Task objective
Transcribe the listing exactly, leaving out every picture.

Records provided
________________________

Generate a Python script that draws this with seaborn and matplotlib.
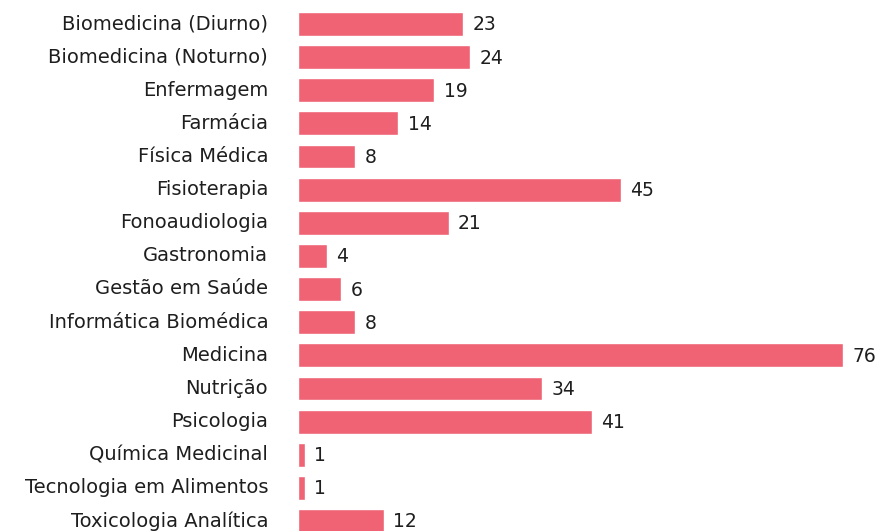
import pandas as pd
import matplotlib.pyplot as plt
import matplotlib.transforms as mtransforms
import seaborn as sns

# ----------- DONNÉES ------------

cursos = [
    "Biomedicina (Diurno)", "Biomedicina (Noturno)", "Enfermagem", "Farmácia",
    "Física Médica", "Fisioterapia", "Fonoaudiologia", "Gastronomia",
    "Gestão em Saúde", "Informática Biomédica", "Medicina", "Nutrição",
    "Psicologia", "Química Medicinal", "Tecnologia em Alimentos",
    "Toxicologia Analítica",
]
valores = [23, 24, 19, 14, 8, 45, 21, 4, 6, 8, 76, 34, 41, 1, 1, 12]

cor_barra = "#F06374"
cor_texto = "#1e1e1e"

df = pd.DataFrame({"curso": cursos, "valor": valores})

# ----------- TRACÉ ------------

sns.set_theme(style="white")
plt.rcParams["font.family"] = ["DejaVu Sans"]

fig = plt.figure(figsize=(8.76, 5.31), dpi=100)
W, H = 876, 531
x0, x1 = 298, 843
c0, c15 = 24, 521
step = (c15 - c0) / 15
top = c0 - step / 2
bot = c15 + step / 2
ax = fig.add_axes([x0 / W, 1 - bot / H, (x1 - x0) / W, (bot - top) / H])

sns.barplot(data=df, y="curso", x="valor", color=cor_barra, saturation=1,
            width=0.72, ax=ax, orient="h")

for i, v in enumerate(valores):
    ax.text(v + 1.3, i + 0.03, str(v), va="center", ha="left", fontsize=13.5,
            color=cor_texto, fontweight="medium")

ax.set_xlim(0, 76)
ax.set_ylim(15.5, -0.5)
ax.set_xlabel("")
ax.set_ylabel("")
ax.set_xticks([])
ax.tick_params(axis="y", length=0, pad=21.5, labelsize=14, labelcolor=cor_texto)

# petit décalage vers le haut pour que le dernier libellé reste visible
decalage = mtransforms.ScaledTranslation(0, 1.5 / 72, fig.dpi_scale_trans)
for lab in ax.get_yticklabels():
    lab.set_fontweight("medium")
    lab.set_transform(lab.get_transform() + decalage)
sns.despine(ax=ax, left=True, bottom=True)

fig.savefig("out.png", dpi=100)
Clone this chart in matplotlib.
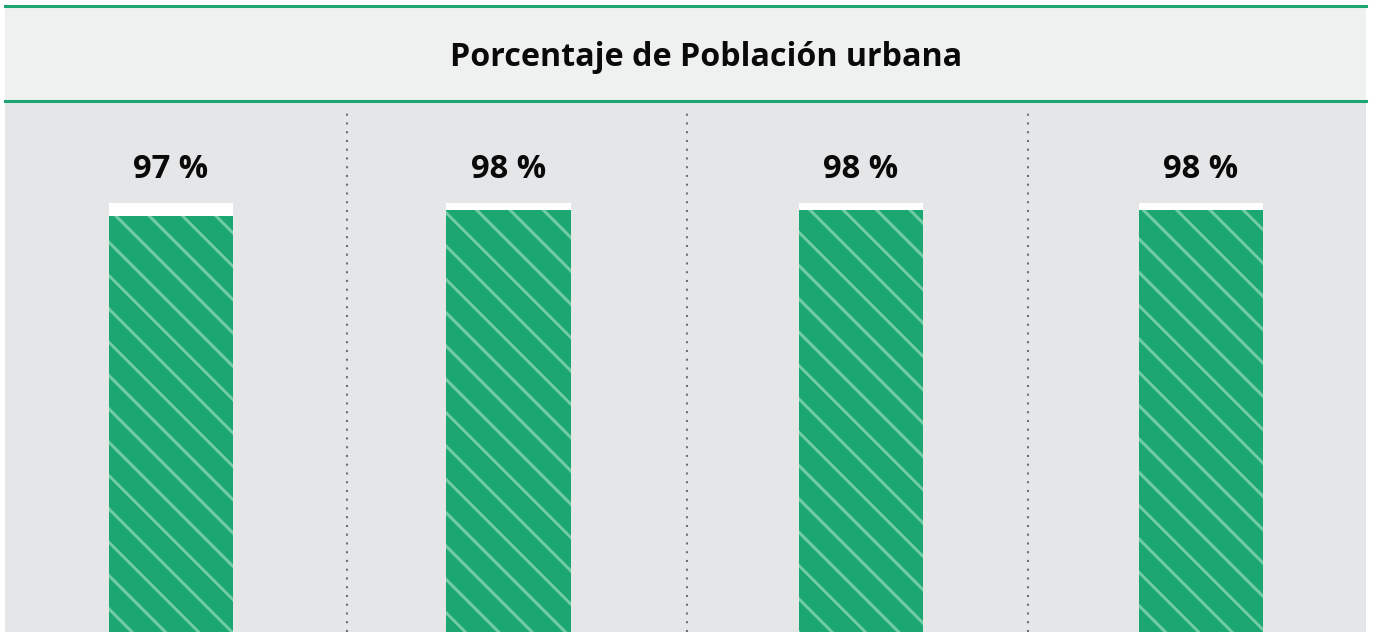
import numpy as np
import matplotlib.pyplot as plt
from matplotlib.patches import Rectangle

plt.rcParams['font.family'] = ['Open Sans', 'DejaVu Sans']
plt.rcParams['hatch.linewidth'] = 2.2

title = 'Porcentaje de Población urbana'
labels = ['97 %', '98 %', '98 %', '98 %']
values = [97.1, 98.4, 98.4, 98.4]

green = '#1ca772'
hatch_green = '#6fcca3'
panel = '#e5e6e8'
header = '#eff1f0'

W, H = 1376, 632
fig = plt.figure(figsize=(W / 100, H / 100), dpi=100, facecolor='white')

def fx(px):
    return px / W

def fy(py):
    return 1 - py / H

# lower panel with bars
ax = fig.add_axes([fx(5), 0, fx(1366) - fx(5), fy(102)])
ax.set_facecolor(panel)
# bars sit a little off the column centres in the original
x = np.arange(len(values)) + np.array([-0.013, -0.02, 0.015, 0.015])
bars = ax.bar(x, values, width=0.365, color=green, edgecolor=hatch_green,
              linewidth=0, hatch='\\', zorder=3)
for b in bars:
    if hasattr(b, 'set_hatch_linewidth'):
        b.set_hatch_linewidth(2.2)
ax.bar(x, [100 - v for v in values], bottom=values, width=0.365,
       color='white', linewidth=0, zorder=3)
for xi, lab in zip(x, labels):
    ax.annotate(lab, xy=(xi, 100), xytext=(0, 18), textcoords='offset points',
                ha='center', va='baseline', fontsize=23.5, fontweight='bold',
                color='#0a0a0a')
for sep in [0.505, 1.505, 2.508]:
    ax.axvline(sep, ymax=0.98, color='#707070', lw=1.5, ls=(0, (1, 3.2)),
               zorder=1)
ax.set_xlim(-0.5, 3.5)
ax.set_ylim(100 - (632 - 203) / 4.5, 100 + (203 - 102) / 4.5)
for s in ax.spines.values():
    s.set_visible(False)
ax.set_xticks([])
ax.set_yticks([])

# header band
fig.add_artist(Rectangle((fx(5), fy(101)), fx(1366) - fx(5), fy(6) - fy(101),
                         transform=fig.transFigure, facecolor=header,
                         edgecolor='none'))
for yl in [6, 101]:
    fig.add_artist(plt.Line2D([fx(5), fx(1366)], [fy(yl), fy(yl)],
                              transform=fig.transFigure, color=green, lw=2.2))
fig.text(fx(706), fy(66), title, ha='center', va='baseline', fontsize=23.2,
         fontweight='bold', color='#0a0a0a')

fig.savefig('out.png', dpi=100, facecolor='white')
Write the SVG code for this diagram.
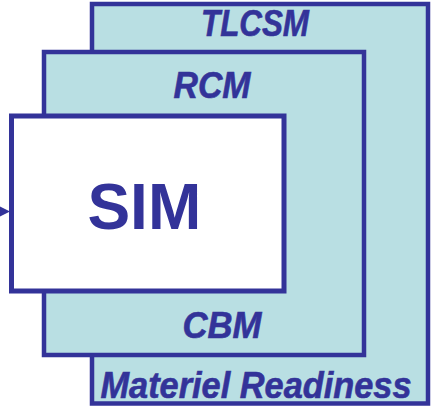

________________________

Correct response
Generate a Python script that draws this with seaborn and matplotlib.
import pandas as pd
import matplotlib.pyplot as plt
import matplotlib.transforms as mtransforms
import seaborn as sns

# ----------- DONNÉES ------------

cursos = [
    "Biomedicina (Diurno)", "Biomedicina (Noturno)", "Enfermagem", "Farmácia",
    "Física Médica", "Fisioterapia", "Fonoaudiologia", "Gastronomia",
    "Gestão em Saúde", "Informática Biomédica", "Medicina", "Nutrição",
    "Psicologia", "Química Medicinal", "Tecnologia em Alimentos",
    "Toxicologia Analítica",
]
valores = [23, 24, 19, 14, 8, 45, 21, 4, 6, 8, 76, 34, 41, 1, 1, 12]

cor_barra = "#F06374"
cor_texto = "#1e1e1e"

df = pd.DataFrame({"curso": cursos, "valor": valores})

# ----------- TRACÉ ------------

sns.set_theme(style="white")
plt.rcParams["font.family"] = ["DejaVu Sans"]

fig = plt.figure(figsize=(8.76, 5.31), dpi=100)
W, H = 876, 531
x0, x1 = 298, 843
c0, c15 = 24, 521
step = (c15 - c0) / 15
top = c0 - step / 2
bot = c15 + step / 2
ax = fig.add_axes([x0 / W, 1 - bot / H, (x1 - x0) / W, (bot - top) / H])

sns.barplot(data=df, y="curso", x="valor", color=cor_barra, saturation=1,
            width=0.72, ax=ax, orient="h")

for i, v in enumerate(valores):
    ax.text(v + 1.3, i + 0.03, str(v), va="center", ha="left", fontsize=13.5,
            color=cor_texto, fontweight="medium")

ax.set_xlim(0, 76)
ax.set_ylim(15.5, -0.5)
ax.set_xlabel("")
ax.set_ylabel("")
ax.set_xticks([])
ax.tick_params(axis="y", length=0, pad=21.5, labelsize=14, labelcolor=cor_texto)

# petit décalage vers le haut pour que le dernier libellé reste visible
decalage = mtransforms.ScaledTranslation(0, 1.5 / 72, fig.dpi_scale_trans)
for lab in ax.get_yticklabels():
    lab.set_fontweight("medium")
    lab.set_transform(lab.get_transform() + decalage)
sns.despine(ax=ax, left=True, bottom=True)

fig.savefig("out.png", dpi=100)
Clone this chart in matplotlib.
import numpy as np
import matplotlib.pyplot as plt
from matplotlib.patches import Rectangle

plt.rcParams['font.family'] = ['Open Sans', 'DejaVu Sans']
plt.rcParams['hatch.linewidth'] = 2.2

title = 'Porcentaje de Población urbana'
labels = ['97 %', '98 %', '98 %', '98 %']
values = [97.1, 98.4, 98.4, 98.4]

green = '#1ca772'
hatch_green = '#6fcca3'
panel = '#e5e6e8'
header = '#eff1f0'

W, H = 1376, 632
fig = plt.figure(figsize=(W / 100, H / 100), dpi=100, facecolor='white')

def fx(px):
    return px / W

def fy(py):
    return 1 - py / H

# lower panel with bars
ax = fig.add_axes([fx(5), 0, fx(1366) - fx(5), fy(102)])
ax.set_facecolor(panel)
# bars sit a little off the column centres in the original
x = np.arange(len(values)) + np.array([-0.013, -0.02, 0.015, 0.015])
bars = ax.bar(x, values, width=0.365, color=green, edgecolor=hatch_green,
              linewidth=0, hatch='\\', zorder=3)
for b in bars:
    if hasattr(b, 'set_hatch_linewidth'):
        b.set_hatch_linewidth(2.2)
ax.bar(x, [100 - v for v in values], bottom=values, width=0.365,
       color='white', linewidth=0, zorder=3)
for xi, lab in zip(x, labels):
    ax.annotate(lab, xy=(xi, 100), xytext=(0, 18), textcoords='offset points',
                ha='center', va='baseline', fontsize=23.5, fontweight='bold',
                color='#0a0a0a')
for sep in [0.505, 1.505, 2.508]:
    ax.axvline(sep, ymax=0.98, color='#707070', lw=1.5, ls=(0, (1, 3.2)),
               zorder=1)
ax.set_xlim(-0.5, 3.5)
ax.set_ylim(100 - (632 - 203) / 4.5, 100 + (203 - 102) / 4.5)
for s in ax.spines.values():
    s.set_visible(False)
ax.set_xticks([])
ax.set_yticks([])

# header band
fig.add_artist(Rectangle((fx(5), fy(101)), fx(1366) - fx(5), fy(6) - fy(101),
                         transform=fig.transFigure, facecolor=header,
                         edgecolor='none'))
for yl in [6, 101]:
    fig.add_artist(plt.Line2D([fx(5), fx(1366)], [fy(yl), fy(yl)],
                              transform=fig.transFigure, color=green, lw=2.2))
fig.text(fx(706), fy(66), title, ha='center', va='baseline', fontsize=23.2,
         fontweight='bold', color='#0a0a0a')

fig.savefig('out.png', dpi=100, facecolor='white')
Write the SVG code for this diagram.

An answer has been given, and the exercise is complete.